TO THE EDITOR: Despite the importance of effective crisis communication to promote mental health, inconsistent public messaging and misinformation have abounded during the COVID-19 pandemic. Public messaging is an evidence-based field within public health, shaping public perceptions and health behaviors during disasters (
1). As psychiatrists working on the front lines throughout this pandemic in the United States and globally, we believe that psychiatry and psychiatrists can play a vital role as leaders in crisis communication and public messaging—a role that is currently underdeveloped.
The American Psychiatric Association Committee on Psychiatric Dimensions of Disaster (CPDD) recently released guidance on communicating with the public during this pandemic (
2). Evidence suggests that in a crisis, affected people process and act on information differently than they do otherwise, such as by misinterpreting messages, holding onto preexisting beliefs, or believing the first message heard (
1). The CPDD messaging guidelines provide key elements of effective crisis communication to help overcome these biases. The principles call on providers to “use trusted messengers, avoid jargon, use culturally sensitive messages, convey accurate scientific and mental health information, deliver messaging according to a defined schedule, and avoid excessive reassurance” (
2). The guidelines state that principle-based messaging should help vulnerable populations, promote desired behaviors and sense of control, reduce distress, and offer realistic hope for positive interventions, change, and recovery (
2).
With individual patients, psychiatrists can activate these principles and be important crisis communicators during virtual or in-person clinical encounters. Understanding the nuances of patients’ cognitive and social situations, psychiatrists can naturally play the role of trusted messengers who use culturally sensitive approaches. Practically, psychiatrists can discuss with patients their understanding and application of mask wearing, physical distancing, vaccination, and daily routines to mitigate mental health risks, and they can create specific instructions for those who are severely mentally ill, homeless, limited in understanding language, disabled, or elderly. Patients can leave a clinical encounter equipped with a correct scientific understanding as well as realistic hope for positive interventions to reduce mental health risks.
On a public health level, psychiatrists are also poised to be leaders who interface with allied mental health professionals, other medical specialties, the community, and media. Yet relatively few psychiatrists have spoken out concerning the pandemic response, perhaps because interacting with the public involves a different skill set than that used to communicate with a patient during a clinical encounter. Public communication and media training are common in business and government but lacking in psychiatric education (
3)—an important gap that should be addressed.

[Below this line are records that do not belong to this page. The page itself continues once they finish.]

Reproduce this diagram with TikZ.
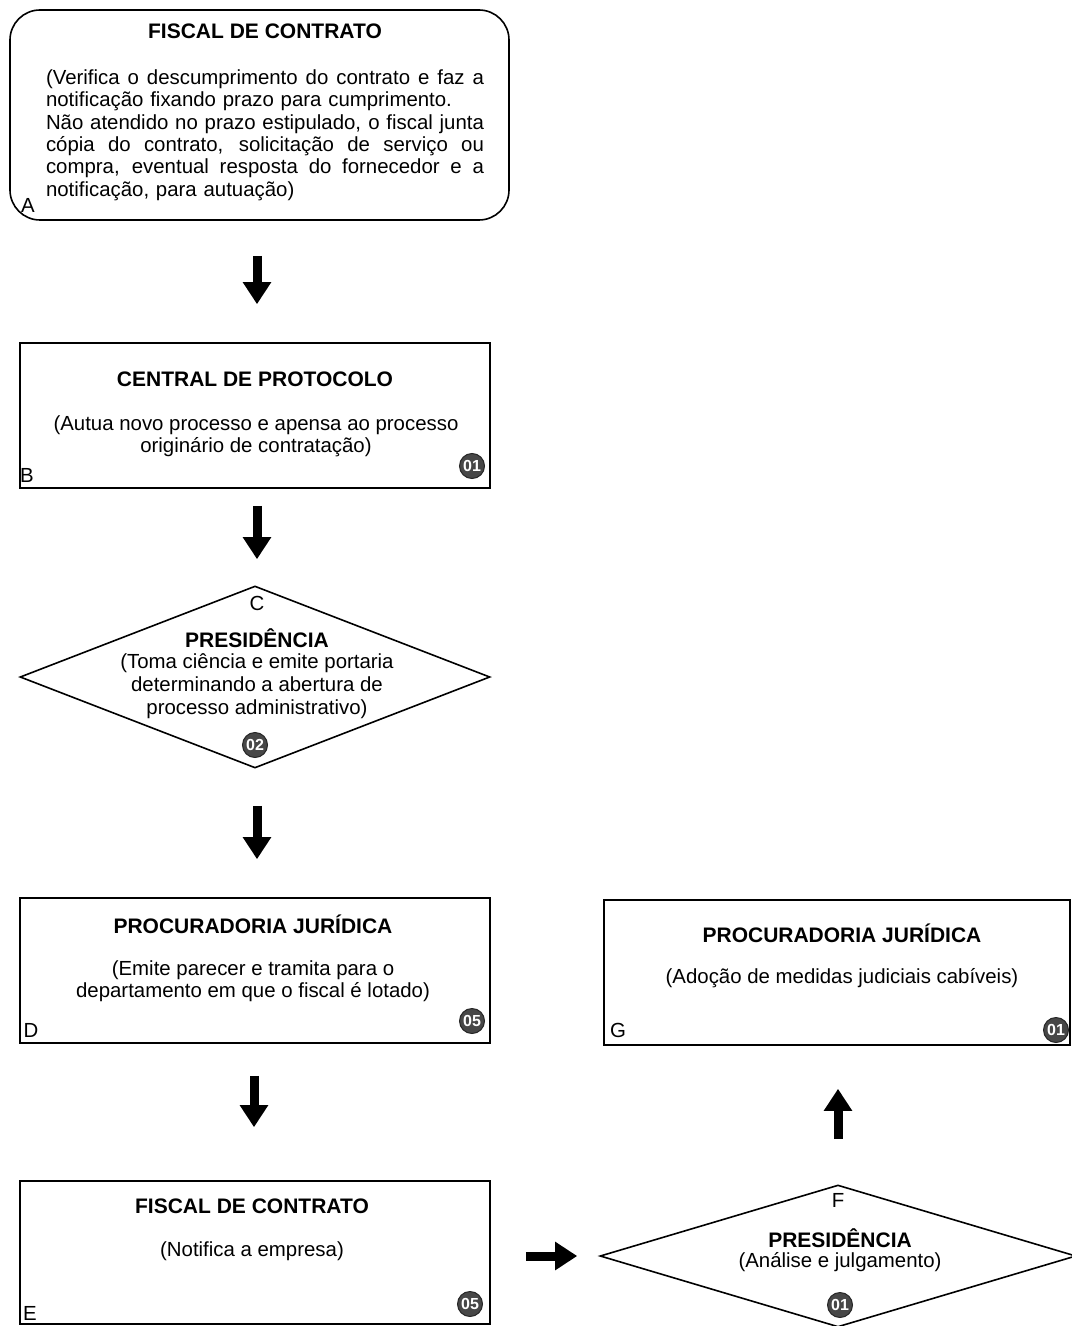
\documentclass[tikz,border=0pt]{standalone}
\usepackage{fontspec}
\setmainfont{Liberation Sans}
\usetikzlibrary{shapes.geometric,arrows.meta}

% one justified line of the given width: the word spaces share the slack
\newcommand{\jline}[1]{\leavevmode\hbox to 219pt{\spaceskip=0.25em plus 1fil\relax #1}}

\tikzset{
  box/.style={draw, line width=0.8pt, inner sep=0pt, minimum width=235pt, minimum height=72.5pt},
  rbox/.style={box, rounded corners=15pt},
  dia/.style={draw, diamond, line width=0.8pt, inner sep=0pt},
  title/.style={font=\bfseries\fontsize{10.5}{12}\selectfont, inner sep=0pt},
  body/.style={font=\fontsize{10.2}{11.2}\selectfont, align=center, inner sep=0pt},
  tag/.style={font=\fontsize{10.2}{12}\selectfont, inner sep=0pt},
  badge/.style={circle, fill=black!72, draw=black!85, line width=0.5pt, text=white,
    font=\bfseries\fontsize{8}{8}\selectfont, inner sep=0pt, minimum size=12.5pt},
  flow/.style={line width=4.5pt, -{Triangle[width=13.5pt,length=11pt]}}
}

\begin{document}
\begin{tikzpicture}[x=0.5pt,y=-0.5pt]
\useasboundingbox (0,0) rectangle (1071,1326);

% boxes and decisions
\node[rbox, minimum width=249.5pt, minimum height=105pt] (A) at (259.5,115) {};
\node[box] (B) at (255,415.5) {};
\node[dia, minimum width=235pt, minimum height=91pt] (C) at (255,677) {};
\node[box] (D) at (255,970.5) {};
\node[box, minimum height=71.5pt] (E) at (255,1252.5) {};
\node[dia, minimum width=238pt, minimum height=71pt] (F) at (838,1256) {};
\node[box, minimum width=233pt] (G) at (837,972.5) {};

% A: contract inspector
\node[title] (At) at (265,31) {FISCAL DE CONTRATO};
\node[body, text width=219pt, align=left] (Ab) at (265,135) {%
\jline{(Verifica o descumprimento do contrato e faz a}\\
notificação fixando prazo para cumprimento.\\
\jline{Não atendido no prazo estipulado, o fiscal junta}\\
\jline{cópia do contrato, solicitação de serviço ou}\\
\jline{compra, eventual resposta do fornecedor e a}\\
notificação, para autuação)};
\node[tag] (Al) at (28,205) {A};

% B: protocol office
\node[title] (Bt) at (255,379) {CENTRAL DE PROTOCOLO};
\node[body, font=\fontsize{10.2}{11}\selectfont] (Bb) at (256,436) {(Autua novo processo e apensa ao processo\\originário de contratação)};
\node[tag] (Bl) at (27,475) {B};
\node[badge] (Bn) at (472,466) {01};

% C: presidency decision
\node[tag] (Cl) at (257,603) {C};
\node[title] (Ct) at (257,638) {PRESIDÊNCIA};
\node[body, font=\fontsize{10.2}{11.6}\selectfont] (Cb) at (257,686) {(Toma ciência e emite portaria\\determinando a abertura de\\processo administrativo)};
\node[badge] (Cn) at (255,745) {02};

% D: legal office
\node[title] (Dt) at (253,924) {PROCURADORIA JURÍDICA};
\node[body, font=\fontsize{10.2}{11}\selectfont] (Db) at (253,981) {(Emite parecer e tramita para o\\departamento em que o fiscal é lotado)};
\node[tag] (Dl) at (31,1030) {D};
\node[badge] (Dn) at (472,1021) {05};

% E: contract inspector notifies
\node[title] (Et) at (252,1206) {FISCAL DE CONTRATO};
\node[body] (Eb) at (252,1251) {(Notifica a empresa)};
\node[tag] (El) at (30,1313) {E};
\node[badge] (En) at (470,1304) {05};

% F: presidency judgement
\node[tag] (Fl) at (838,1200) {F};
\node[title] (Ft) at (840,1238) {PRESIDÊNCIA};
\node[body] (Fb) at (840,1262) {(Análise e julgamento)};
\node[badge] (Fn) at (840,1305) {01};

% G: legal measures
\node[title] (Gt) at (842,933) {PROCURADORIA JURÍDICA};
\node[body] (Gb) at (842,978) {(Adoção de medidas judiciais cabíveis)};
\node[tag] (Gl) at (618,1030) {G};
\node[badge] (Gn) at (1056,1030) {01};

% flow arrows
\draw[flow, shorten <=17.5pt, shorten >=19pt] ([xshift=-1.25pt]A.south) -- ([xshift=-1.25pt]A.south |- B.north);
\draw[flow, shorten <=8.5pt, shorten >=13pt] ([xshift=1pt]B.south) -- ([xshift=1pt]B.south |- C.north);
\draw[flow, shorten <=18.5pt, shorten >=19pt] ([xshift=1pt]C.south) -- ([xshift=1pt]C.south |- D.north);
\draw[flow, shorten <=16pt, shorten >=26.5pt] ([xshift=-0.5pt]D.south) -- ([xshift=-0.5pt]D.south |- E.north);
\draw[flow, shorten <=17.5pt, shorten >=11pt] (E.east |- F.west) -- (F.west);
\draw[flow, shorten <=22.5pt, shorten >=21.5pt] (F.north) -- (F.north |- G.south);
\end{tikzpicture}
\end{document}
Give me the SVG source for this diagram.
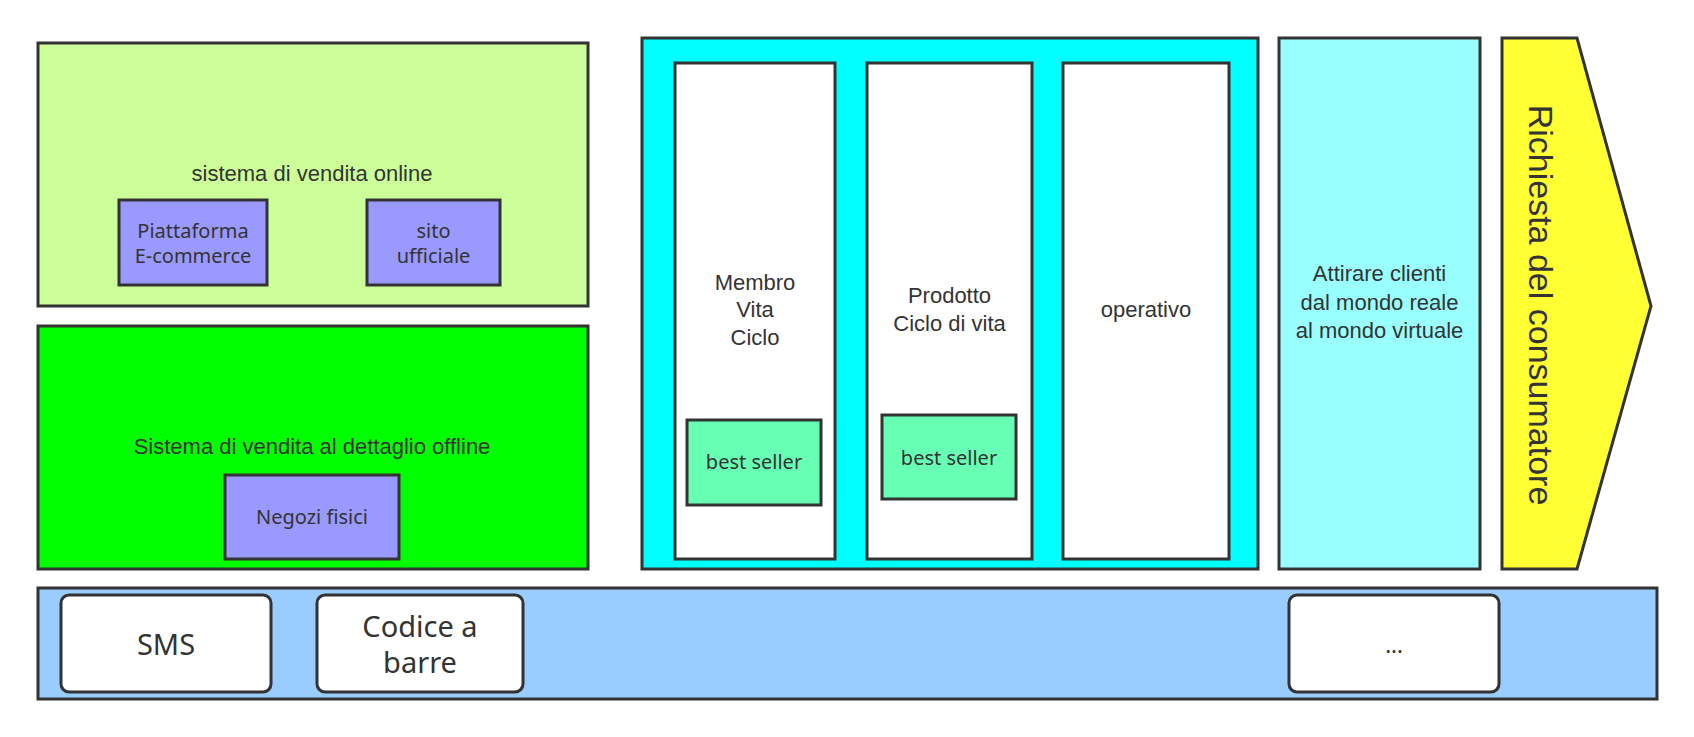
<svg xmlns="http://www.w3.org/2000/svg" width="1694" height="737" viewBox="0 0 1694 737">
<style>
.b{stroke:#333;stroke-width:3}
.h{font-family:"Liberation Sans",Arial,sans-serif;font-size:22px;fill:#333;text-anchor:middle}
.s{font-family:"Noto Sans","Open Sans",sans-serif;font-size:20px;fill:#333;text-anchor:middle}
.l{font-family:"Noto Sans","Open Sans",sans-serif;font-size:29px;fill:#333;text-anchor:middle}
</style>
<rect width="1694" height="737" fill="#fff"/>
<g id="online">
<rect class="b" x="38" y="43" width="550" height="263" fill="#CCFF99"/>
<text class="h" x="312" y="181">sistema di vendita online</text>
</g>
<g id="piattaforma">
<rect class="b" x="119" y="200" width="148" height="85" fill="#9999FF"/>
<text class="s" x="193" y="237.5">Piattaforma</text>
<text class="s" x="193" y="262.5">E-commerce</text>
</g>
<g id="sito">
<rect class="b" x="367" y="200" width="133" height="85" fill="#9999FF"/>
<text class="s" x="433.5" y="237.5">sito</text>
<text class="s" x="433.5" y="262.5">ufficiale</text>
</g>
<g id="offline">
<rect class="b" x="38" y="326" width="550" height="243" fill="#00FF00"/>
<text class="h" x="312" y="454">Sistema di vendita al dettaglio offline</text>
</g>
<g id="negozi">
<rect class="b" x="225" y="475" width="174" height="84" fill="#9999FF"/>
<text class="s" x="312" y="524">Negozi fisici</text>
</g>
<g id="ciclo">
<rect class="b" x="642" y="38" width="616" height="531" fill="#00FFFF"/>
</g>
<g id="membro">
<rect class="b" x="675" y="63" width="160" height="496" fill="#fff"/>
<text class="h" x="755" y="289.5">Membro</text>
<text class="h" x="755" y="317">Vita</text>
<text class="h" x="755" y="344.5">Ciclo</text>
</g>
<g id="best1">
<rect class="b" x="687" y="420" width="134" height="85" fill="#66FFB3"/>
<text class="s" x="754" y="469">best seller</text>
</g>
<g id="prodotto">
<rect class="b" x="867" y="63" width="165" height="496" fill="#fff"/>
<text class="h" x="949.5" y="303">Prodotto</text>
<text class="h" x="949.5" y="330.5">Ciclo di vita</text>
</g>
<g id="best2">
<rect class="b" x="882" y="415" width="134" height="84" fill="#66FFB3"/>
<text class="s" x="949" y="464.5">best seller</text>
</g>
<g id="operativo">
<rect class="b" x="1063" y="63" width="166" height="496" fill="#fff"/>
<text class="h" x="1146" y="317">operativo</text>
</g>
<g id="attirare">
<rect class="b" x="1279" y="38" width="201" height="531" fill="#99FFFF"/>
<text class="h" x="1379.5" y="281">Attirare clienti</text>
<text class="h" x="1379.5" y="309.5">dal mondo reale</text>
<text class="h" x="1379.5" y="338">al mondo virtuale</text>
</g>
<g id="richiesta">
<polygon class="b" points="1502,38 1577,38 1651,306 1577,569 1502,569" fill="#FFFF33"/>
<text class="h" style="font-size:34px" transform="translate(1529,305) rotate(90)" x="0" y="0">Richiesta del consumatore</text>
</g>
<g id="canali">
<rect class="b" x="38" y="588" width="1619" height="111" fill="#99CCFF"/>
</g>
<g id="sms">
<rect class="b" x="61" y="595" width="210" height="97" rx="8" fill="#fff"/>
<text class="l" x="166" y="654.5">SMS</text>
</g>
<g id="codice">
<rect class="b" x="317" y="595" width="206" height="97" rx="8" fill="#fff"/>
<text class="l" x="420" y="637">Codice a</text>
<text class="l" x="420" y="672.5">barre</text>
</g>
<g id="altro">
<rect class="b" x="1289" y="595" width="210" height="97" rx="8" fill="#fff"/>
<text class="s" style="font-size:22px" x="1394" y="653">...</text>
</g>
<g id="connectors"/>
</svg>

A core feature of effective pandemic responses is communication between governments, health professionals, scientists, the media, and the public (
4). As clinicians working with patients and as potential leaders for populations, psychiatrists have a critical role to play in communicating science accurately and in evaluating performance during this and future disasters. With a new Administration and widespread vaccine dissemination under way, the opportunity for psychiatrists to improve pandemic-related public messaging must be grasped to help end this pandemic. There is no time to lose.